The next section it titled "recording attack bonus and saving throws", yet it contains description not just of how these statistics are derived but how they are used. This information should either be in two sections or given a better section title. The attack bonus chart contains an unnecessary middle column (which could be solved with a single sentence in the text portion) and is placed at the end of the section when attack bonus is discussed first. There are confusing wording elements, such as "many characters, including all Player Characters" (when we are only discussing player characters here) and "these saving throws cover all possible save situations". Saving throw descriptions are thrown into the ordinary text when merely bolding the terms would bolster understanding. There is a statement that the referee will call for saving throws, not the player, yet this is followed by a description of how to determine which saving throw to use. These both cannot be true. If the referee is making the decision about which saving throw applies, explaining such matters to the player only adds a potential for conflict with the referee when opinions differ about context.
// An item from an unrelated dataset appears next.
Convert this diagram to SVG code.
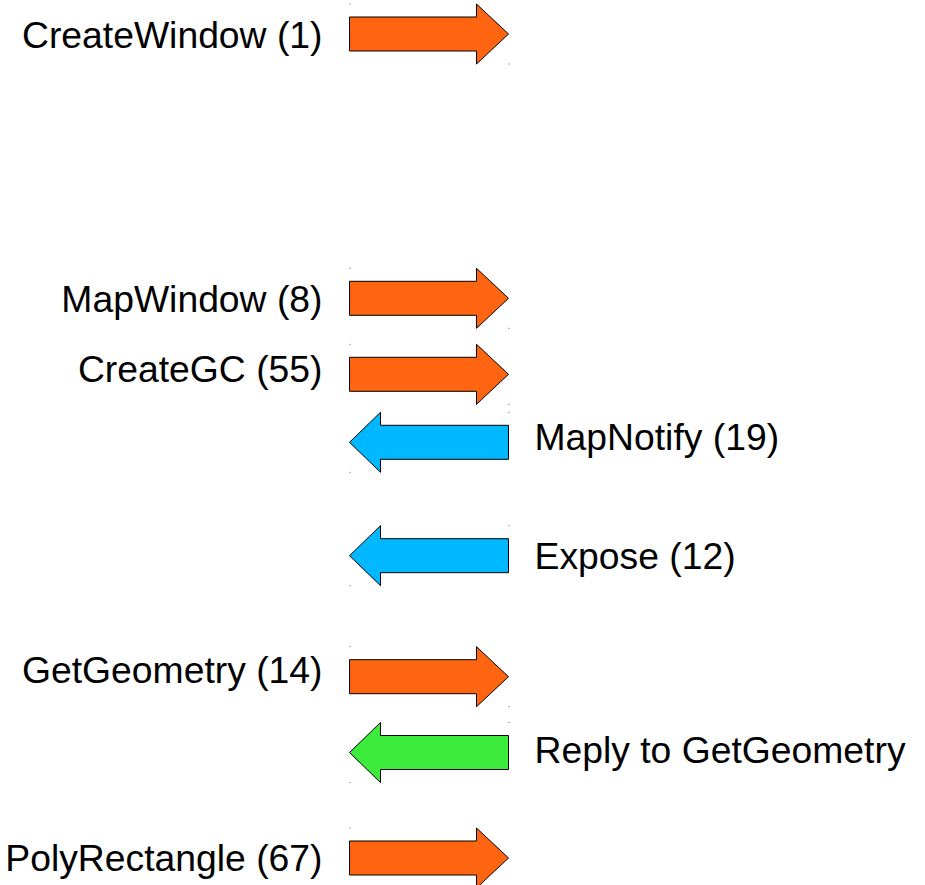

Alignment is defined differently from contemporary D&D with only three choices and a notation that it does not control a players "allegiances, personality, morality, or actions". Thus the choice is almost a non-choice, where the player has no way of predicting what will result for taking any of the three options. As such, it strikes me that such a design element would be best determined randomly, especially considering the textual notation in the chaotic description that "many mortals who are so aligned desperately wish they were not". Random determination seems the natural course here.
This is followed by determination of starting possessions. There is also a description of coinage exchange rates which would really be best covered in the equipment section. The description of cost variation between rural and city locations would be best covered in the equipment section as well. There is no variation in starting money by class.
The final element of this section is the character name. In a very telling quote, the text says "a character's name is, after character class, perhaps the most important identifying feature of a character". As I eluded to earlier, the degree of character customization is extremely low. Whether a highly simplified and almost automatic character creation process is appealing, I leave to the reader. However, I do want to note that it is very regimented and leaves almost no room for customization in mechanical terms. The game encourages the player to take this simple structure and build their own (mechanically irrelevant) character content.
This section is very straightforward and simple. My only critique is that there is an awful lot of discussion about game rules mixed in here (shields give these kinds of bonus, definition of "unadjusted" Armor Class, etc) when these elements are unrelated to variation in the equipment itself (i.e. the shield bonus is for all shields and does not vary based on shield size). This could make looking up this information at the table cumbersome. This could have been combined with the combat portion of the Encounters section of the book. As an aside though, I really did like the dual listing of urban and rural pricing. This is a very nice touch that emphasizes the economic impact of feudal distribution of power in terms of pricing.
Adventuring: the Rules of the Game
This seems an odd title in a book called "Rules". Isn't the whole book rules? This is just a quirky point, but I have noticed there is a certain degree of laziness about terminology through the book and this serves as a useful example.
In general, the descriptions of each concept are overly short and lacks enough detail to cover obvious issues that will arise. For example, the description of climbing provides no indicator of how far you can climb on a single check, what to do when you are climbing a surface that has obvious hand-holds, or what kind of roll is necessary to climb a rope or ladder with 1 hand, nor what to do if encumbered while climbing a rope or ladder. The description of doors provides no indication of how to handle higher quality locks. These kind of things occur throughout this portion of the book.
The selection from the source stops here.